Continuous Monitoring Systems
Implement monitoring tools that track access to confidential information, flag unusual activity patterns, and alert security teams to potential incidents. Modern security information and event management (SIEM) systems provide sophisticated monitoring with automated alerting.
Monitor for unauthorized products appearing in marketplaces, particularly online platforms. Automated monitoring services scan e-commerce sites, trade shows, and industry publications looking for products that infringe your IP or suggest information leakage.
Marketplace Surveillance
Employ services specializing in marketplace monitoring for counterfeit products. These services use image recognition, keyword monitoring, and other technologies to identify potential infringement at scale across hundreds of platforms, enabling faster takedown actions.

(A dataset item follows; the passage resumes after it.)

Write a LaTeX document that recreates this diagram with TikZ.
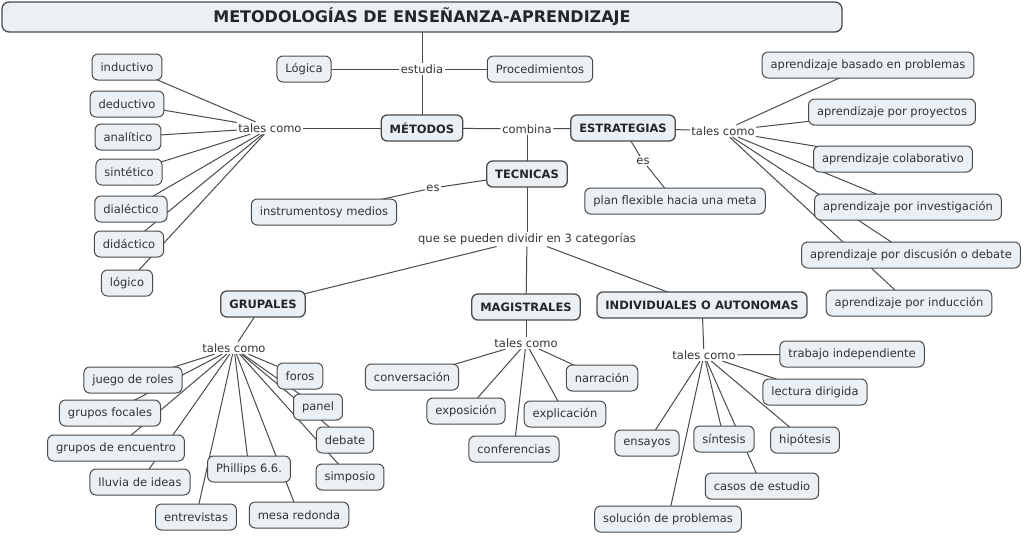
\documentclass[tikz,border=0pt]{standalone}
\usepackage{fontspec}
\setmainfont{DejaVu Sans}
\usetikzlibrary{backgrounds}
\definecolor{nfill}{HTML}{EAF0F4}
\definecolor{nline}{HTML}{4A4A4A}
\definecolor{ntext}{HTML}{333333}
\begin{document}
\begin{tikzpicture}[x=1pt,y=-1pt,
  cpt/.style={draw=nline, fill=nfill, rounded corners=6pt, line width=1pt,
    font=\fontsize{11.5}{13}\selectfont, text=ntext, minimum height=26pt,
    inner xsep=8.5pt, inner ysep=2pt},
  cptb/.style={cpt, font=\fontsize{11.5}{13}\selectfont\bfseries, line width=1.3pt, text=black!85},
  lp/.style={font=\fontsize{11.5}{13}\selectfont, text=ntext, inner sep=1.5pt},
  ln/.style={draw=nline, line width=1pt}]
\useasboundingbox (0,0) rectangle (1024,536);

% ---------- concepts ----------
\node[cptb, minimum width=840pt, minimum height=30pt, rounded corners=7pt,
  font=\fontsize{16}{19}\selectfont\bfseries] (title) at (422,17) {METODOLOGÍAS DE ENSEÑANZA-APRENDIZAJE};
\node[cpt] (logica) at (304,69) {Lógica};
\node[cpt] (proced) at (540,69) {Procedimientos};
\node[cptb] (metodos) at (422,128) {MÉTODOS};
\node[cptb] (estrat) at (623,128) {ESTRATEGIAS};
\node[cptb] (tecnicas) at (527,174) {TECNICAS};
\node[cpt] (instr) at (324,212) {instrumentosy medios};
\node[cpt] (plan) at (675,201) {plan flexible hacia una meta};
\node[cptb] (grupales) at (263,304) {GRUPALES};
\node[cptb] (magis) at (526,307) {MAGISTRALES};
\node[cptb] (indiv) at (702,305) {INDIVIDUALES O AUTONOMAS};

\node[cpt] (ind) at (127,67) {inductivo};
\node[cpt] (ded) at (127,104) {deductivo};
\node[cpt] (ana) at (128,137) {analítico};
\node[cpt] (sin) at (129,172) {sintético};
\node[cpt] (dial) at (131,209) {dialéctico};
\node[cpt] (dida) at (129,244) {didáctico};
\node[cpt] (logico) at (127,283) {lógico};

\node[cpt] (r1) at (868,65) {aprendizaje basado en problemas};
\node[cpt] (r2) at (892,112) {aprendizaje por proyectos};
\node[cpt] (r3) at (893,159) {aprendizaje colaborativo};
\node[cpt] (r4) at (908,207) {aprendizaje por investigación};
\node[cpt] (r5) at (911,255) {aprendizaje por discusión o debate};
\node[cpt] (r6) at (909,303) {aprendizaje por inducción};

\node[cpt] (g1) at (133,380) {juego de roles};
\node[cpt] (g2) at (110,413) {grupos focales};
\node[cpt] (g3) at (116,448) {grupos de encuentro};
\node[cpt] (g4) at (140,482) {lluvia de ideas};
\node[cpt] (g5) at (249,469) {Phillips 6.6.};
\node[cpt] (g6) at (196,517) {entrevistas};
\node[cpt] (g7) at (299,515) {mesa redonda};
\node[cpt] (g8) at (300,376) {foros};
\node[cpt] (g9) at (318,407) {panel};
\node[cpt] (g10) at (345,440) {debate};
\node[cpt] (g11) at (350,477) {simposio};

\node[cpt] (m1) at (412,377) {conversación};
\node[cpt] (m2) at (466,411) {exposición};
\node[cpt] (m3) at (514,449) {conferencias};
\node[cpt] (m4) at (565,414) {explicación};
\node[cpt] (m5) at (602,378) {narración};

\node[cpt] (i1) at (852,354) {trabajo independiente};
\node[cpt] (i2) at (815,392) {lectura dirigida};
\node[cpt] (i3) at (805,440) {hipótesis};
\node[cpt] (i4) at (724,439) {síntesis};
\node[cpt] (i5) at (762,486) {casos de estudio};
\node[cpt] (i6) at (647,443) {ensayos};
\node[cpt] (i7) at (668,519) {solución de problemas};

% ---------- linking phrases ----------
\node[lp] (estudia) at (422,69) {estudia};
\node[lp] (ltc) at (270,128) {tales como};
\node[lp] (combina) at (527,129) {combina};
\node[lp] (rtc) at (723,131) {tales como};
\node[lp] (es1) at (433,188) {es};
\node[lp] (es2) at (643,161) {es};
\node[lp] (que) at (527,239) {que se pueden dividir en 3 categorías};
\node[lp] (gtc) at (234,348) {tales como};
\node[lp] (mtc) at (526,343) {tales como};
\node[lp] (itc) at (704,355) {tales como};

% ---------- connectors ----------
\begin{pgfonlayer}{background}
\draw[ln] (title.center) -- (estudia) -- (metodos.center);
\draw[ln] (logica.center) -- (estudia) -- (proced.center);
\draw[ln] (metodos.center) -- (ltc);
\foreach \n in {ind,ded,ana,sin,dial,dida,logico} \draw[ln] (ltc) -- (\n.center);
\draw[ln] (metodos.center) -- (combina) -- (estrat.center);
\draw[ln] (combina) -- (tecnicas.center);
\draw[ln] (estrat.center) -- (rtc);
\foreach \n in {r1,r2,r3,r4,r5,r6} \draw[ln] (rtc) -- (\n.center);
\draw[ln] (tecnicas.center) -- (es1) -- (instr.center);
\draw[ln] (estrat.center) -- (es2) -- (plan.center);
\draw[ln] (tecnicas.center) -- (que);
\foreach \n in {grupales,magis,indiv} \draw[ln] (que) -- (\n.center);
\draw[ln] (grupales.center) -- (gtc);
\foreach \n in {g1,g2,g3,g4,g5,g6,g7,g8,g9,g10,g11} \draw[ln] (gtc) -- (\n.center);
\draw[ln] (magis.center) -- (mtc);
\foreach \n in {m1,m2,m3,m4,m5} \draw[ln] (mtc) -- (\n.center);
\draw[ln] (indiv.center) -- (itc);
\foreach \n in {i1,i2,i3,i4,i5,i6,i7} \draw[ln] (itc) -- (\n.center);
\end{pgfonlayer}
\end{tikzpicture}
\end{document}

Incident Response Procedures
Establish documented incident response procedures specifying how to handle suspected IP leakage. Procedures should cover incident assessment, evidence preservation, notification requirements, investigation protocols, and decision authorities for various response actions.
Maintain relationships with local legal counsel capable of rapid response to IP violations. Speed often determines success in limiting damage from IP leakage, making pre-established legal relationships and response playbooks critically important.
Enforcement Actions
Take swift action against confirmed IP violations, demonstrating your commitment to enforcement and deterring future violations. Actions might include cease and desist demands, administrative complaints, customs enforcement, or litigation depending on violation severity and jurisdiction.
Document all enforcement actions and outcomes, creating history that supports future actions and demonstrates due diligence in protecting IP. Comprehensive documentation proves valuable for litigation, insurance claims, and demonstrating IP protection efforts to investors or partners.